This depends a lot on your intentions,
You can set out some rough guidelines (I need a bunch of islands and a big desert on the same continent as some quality farmland) and then work from there, figuring out what you need to get it. But if you get too detailed you will end up having to change things. The other approach is just to create a world and write the story to fit it, computer generation is your friend there, since it will work out everything for you.
Assuming an earth like planet, two things decide climate continental position and average temprature, everything else gets derived from those two things. Continental position and planetary air cells (which don't vary much) decide most of your climate with average temprature deciding more overall trends. I will mention each one briefly because each could be a question in and of itself, which not be a bad series.
Air cells form fairly straight forward patterns, and control prevalent wind directions. They can be simplified into rising air is warmer and wet and flavors forests and descending air is cooler and dry, and favor deserts. Large biomes generally will not cross these cells, the exception is if they are very narrow and bordered on one side by mountains and coastline on the other.

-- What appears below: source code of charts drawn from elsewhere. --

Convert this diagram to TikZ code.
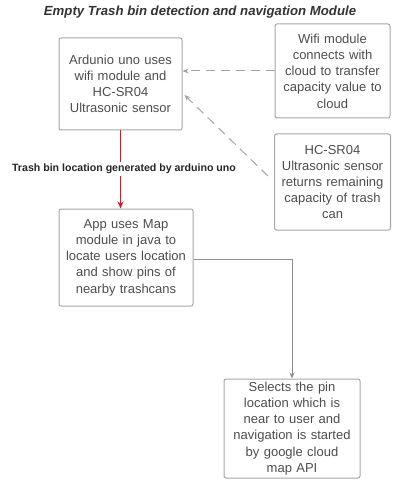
\documentclass[tikz,border=0pt]{standalone}
\usepackage{fontspec}
\setmainfont{Liberation Sans}
\usetikzlibrary{arrows.meta,calc}
\definecolor{txt}{HTML}{4D4D4D}
\definecolor{bord}{HTML}{A6A6A6}
\definecolor{conn}{HTML}{8C8C8C}
\definecolor{redc}{HTML}{C8202A}
\begin{document}
\begin{tikzpicture}[x=1pt,y=1pt,
  box/.style={draw=bord,line width=1pt,rounded corners=2pt,align=center,text=txt,
    font=\fontsize{13}{16.2}\selectfont,inner sep=1pt},
  dconn/.style={draw=conn!80,line width=1pt,dash pattern=on 9pt off 6pt,-{Stealth[length=6pt,width=5pt]}},
  sconn/.style={draw=conn,line width=1pt,-{Stealth[length=6pt,width=5pt]}},
  rconn/.style={draw=redc,line width=1.2pt}]
\useasboundingbox (0,0) rectangle (392,-481);
\node[font=\fontsize{13.2}{15}\selectfont\bfseries\itshape,text=black!80] (T) at (200,-12) {Empty Trash bin detection and navigation Module};
\node[box,minimum width=123,minimum height=92,text width=121] (A) at (120.5,-84) {Ardunio uno uses\\wifi module and\\HC-SR04\\Ultrasonic sensor};
\node[box,minimum width=115,minimum height=94,text width=113] (W) at (332.5,-71) {Wifi module\\connects with\\cloud to transfer\\capacity value to\\cloud};
\node[box,minimum width=116,minimum height=96,text width=114] (H) at (332.5,-182) {HC-SR04\\Ultrasonic sensor\\returns remaining\\capacity of trash\\can};
\node[box,minimum width=134,minimum height=97,text width=132] (P) at (126,-257.5) {App uses Map\\module in java to\\locate users location\\and show pins of\\nearby trashcans};
\node[box,minimum width=136,minimum height=99,text width=134] (S) at (292,-428.5) {Selects the pin\\location which is\\near to user and\\navigation is started\\by google cloud\\map API};
\node[font=\fontsize{10.6}{12}\selectfont\bfseries,text=black!85,inner sep=2pt] (L) at (124,-169) {Trash bin location generated by arduino uno};
\draw[dconn] (W.west) -- (W.west -| A.east);
\draw[dconn] ($(H.west)+(-6,6)$) -- ($(A.east)+(2,-11)$);
\draw[rconn] (A.south) -- (A.south |- L.north);
\draw[rconn,-{Stealth[length=7pt,width=6pt]}] (A.south |- L.south) -- (A.south |- P.north);
\draw[sconn] ($(P.east)+(0,-1.5)$) -| (S.north);
\end{tikzpicture}
\end{document}
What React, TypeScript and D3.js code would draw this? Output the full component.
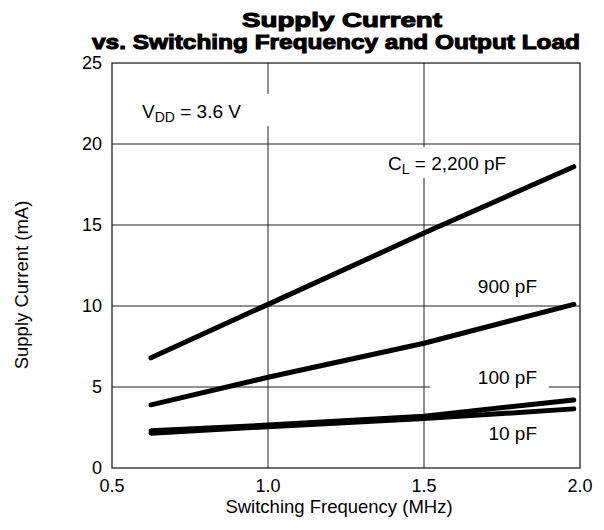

Continents in how they are moving tell you where your mountains and volcanoes are, how easy it is for ice sheets to form, and where your rivers are. the same continent at a different latitude can have a very different climate due to which air cells it is interacting with but there are some general trends. The leeward side of mountain range is drier and the windward side is wetter, and the bigger(taller) the range the more extreme this is, this called rain shadow. Rivers mostly flow from mountains to the coast, merging into bigger and bigger rivers the farther they go. One of the easy give aways of a fantasy map is rivers that make no sense. If you have continents close to or over the pole it is very easy for ice sheets to form. Continents also of course shape your oceans and ocean circulation can have a lesser effect on climate as well, for instance the flow of water from pole to equator in the atlantic keeps the east coast of the US wet and warm.
Of course continents themselves have rules, continents tend to have coastlines/bordered they are a collection of 120 degree angles connected by rough more or less straight lines, this is caused by how rock breaks under pressure. The exception is subduction arcs which form arc shaped islands or island chains (see alaska or japan) Another easy give away of a fantasy map is continents with long straight coastlines or many smooth curves.